China’s bike-sharing industry borrowed heavily to fund overproduction of bikes that ended up cluttering up streets, which led to crackdowns by local governments and millions of bikes being tossed away, polluting cities across China with unsightly piles of tangled metal.
The ride-sharing industry was also hit by Didi’s safety problems in 2019 after two female passengers were raped and killed by rogue drivers, resulting in months of safety upgrades and self-reflection by one of China’s biggest tech start-ups.
But the weeks of lockdowns and stay-at-home consumer behaviour brought about by Covid-19 have now ushered in an existential crisis for many sharing-economy companies. According to China’s Sharing Economy Development Report, the overall growth rate of the sharing economy is expected to decline to between 8 and 10 per cent in the country in 2020, from 11.6 per cent in 2019 and 41.6 per cent in 2018.
“The battle against the pandemic is still ongoing, the overall impact on the economy is yet to show completely,” said Yu Fengxia, deputy director of the Sharing Economy Research Centre under the State Information Centre, a government think tank, in a recent interview with state-owned Xinhua News.

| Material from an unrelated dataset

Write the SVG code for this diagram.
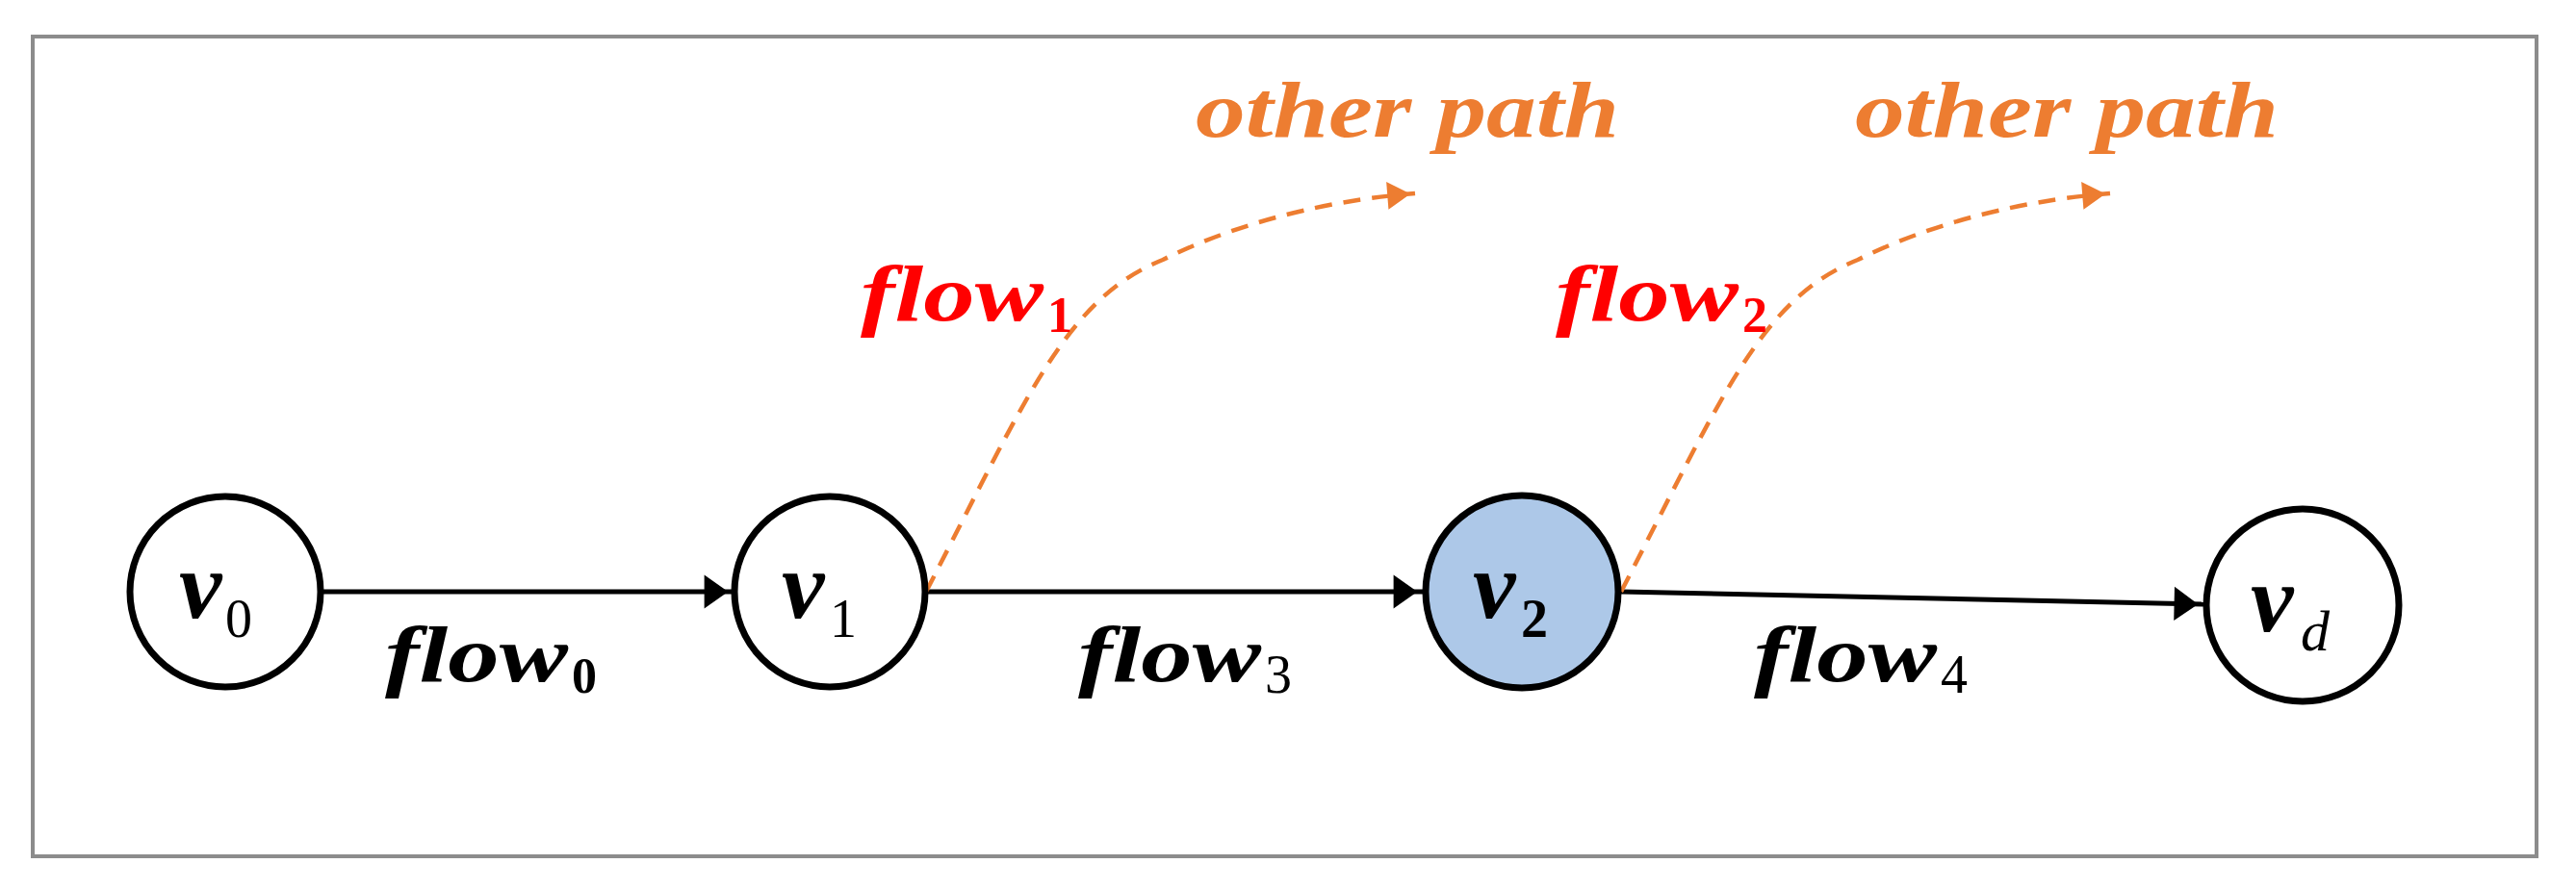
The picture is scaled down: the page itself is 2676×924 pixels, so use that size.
<svg xmlns="http://www.w3.org/2000/svg" width="2676" height="924" viewBox="0 0 2676 924">
<style>
.n{fill:#fff;stroke:#000;stroke-width:7}
.t{font-family:"Liberation Serif",serif;font-style:italic;font-weight:bold}
.s{font-family:"Liberation Serif",serif;font-weight:normal;font-style:normal}
.b{font-family:"Liberation Serif",serif;font-weight:bold;font-style:normal}
.e{stroke:#000;stroke-width:5;fill:none;marker-end:url(#ah)}
.d{stroke:#ED7D31;stroke-width:4.5;fill:none;stroke-dasharray:18 12;marker-end:url(#ao)}
.o{fill:#ED7D31;font-size:84}
</style>
<defs>
<marker id="ah" viewBox="0 0 10 10" refX="10" refY="5" markerWidth="8" markerHeight="8" orient="auto" markerUnits="userSpaceOnUse" style="overflow:visible"><path d="M-28,-17 L3,5 L-28,27 z"/></marker>
<marker id="ao" viewBox="0 0 10 10" refX="10" refY="5" markerWidth="8" markerHeight="8" orient="auto" markerUnits="userSpaceOnUse" style="overflow:visible"><path d="M-26,-13 L4,5 L-26,23 z" fill="#ED7D31"/></marker>
</defs>
<rect x="34" y="38" width="2601" height="852" fill="#fff" stroke="#8C8C8C" stroke-width="4"/>
<g id="connectors">
<line class="e" x1="336" y1="615" x2="762" y2="615"/>
<line class="e" x1="962" y1="615" x2="1478" y2="615"/>
<line class="e" x1="1684" y1="615" x2="2289" y2="628"/>
<path class="d" d="M962,615 C1068,410 1108,310 1208,270 C1268,240 1358,210 1470,201"/>
<path class="d" d="M1684,615 C1790,410 1830,310 1930,270 C1990,240 2080,210 2192,201"/>
</g>
<g class="t" font-size="82">
<text x="400" y="708" textLength="190" lengthAdjust="spacingAndGlyphs">flow</text><text x="594" y="720" class="b" font-size="52">0</text>
<text x="1120" y="708" textLength="190" lengthAdjust="spacingAndGlyphs">flow</text><text x="1314" y="720" class="s" font-size="56">3</text>
<text x="1822" y="708" textLength="190" lengthAdjust="spacingAndGlyphs">flow</text><text x="2016" y="720" class="s" font-size="56">4</text>
<g fill="#FF0000">
<text x="894" y="333" textLength="190" lengthAdjust="spacingAndGlyphs">flow</text><text x="1088" y="345" class="b" font-size="52">1</text>
<text x="1616" y="333" textLength="190" lengthAdjust="spacingAndGlyphs">flow</text><text x="1810" y="345" class="b" font-size="52">2</text>
</g>
<text class="o" x="1242" y="142" textLength="440" lengthAdjust="spacingAndGlyphs">other path</text>
<text class="o" x="1927" y="142" textLength="440" lengthAdjust="spacingAndGlyphs">other path</text>
</g>
<g id="v0"><circle class="n" cx="234" cy="615" r="99"/><text class="t" x="186" y="642" font-size="100">v</text><text class="s" x="234" y="662" font-size="56">0</text></g>
<g id="v1"><circle class="n" cx="862" cy="615" r="99"/><text class="t" x="812" y="642" font-size="100">v</text><text class="s" x="862" y="662" font-size="56">1</text></g>
<g id="v2"><circle class="n" cx="1581" cy="615" r="100" style="fill:#ADC8E8"/><text class="t" x="1530" y="642" font-size="100">v</text><text class="b" x="1580" y="662" font-size="56">2</text></g>
<g id="vd"><circle class="n" cx="2392" cy="629" r="100"/><text class="t" x="2338" y="656" font-size="100">v</text><text x="2390" y="676" font-size="60" style="font-family:'Liberation Serif',serif;font-style:italic;font-weight:normal">d</text></g>
</svg>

Some companies have already pivoted towards other industries.
Wei Dong, chief executive of ride-hailing service Shouqi, said the company has used its idle cars and drivers for deliveries, working with food delivery platform Meituan and Alibaba’s supermarket chain Freshippo.
Freshippo itself has introduced an “employee sharing plan” to borrow employees made temporarily redundant from jobs in restaurants, hotels, and cinemas as a result of Covid-19 and train them to work as either goods sorters or packagers.
But for some consumers, life will never be the same.
After being a loyal user of bike-sharing brand Mobike for years, 23-year-old graduate Zhai Xiaoyan bought her first bike in March after returning to her home city of Chengdu.
“It was a bit troublesome at first. My friends complained about having to walk with me to where I had parked and locked my bike, accusing me of being old-fashioned,” said Zhai.
“But it’s also safer and a bit nostalgic. I think maybe ownership is not yet a thing of the past.”
Alibaba is the parent company of the Post.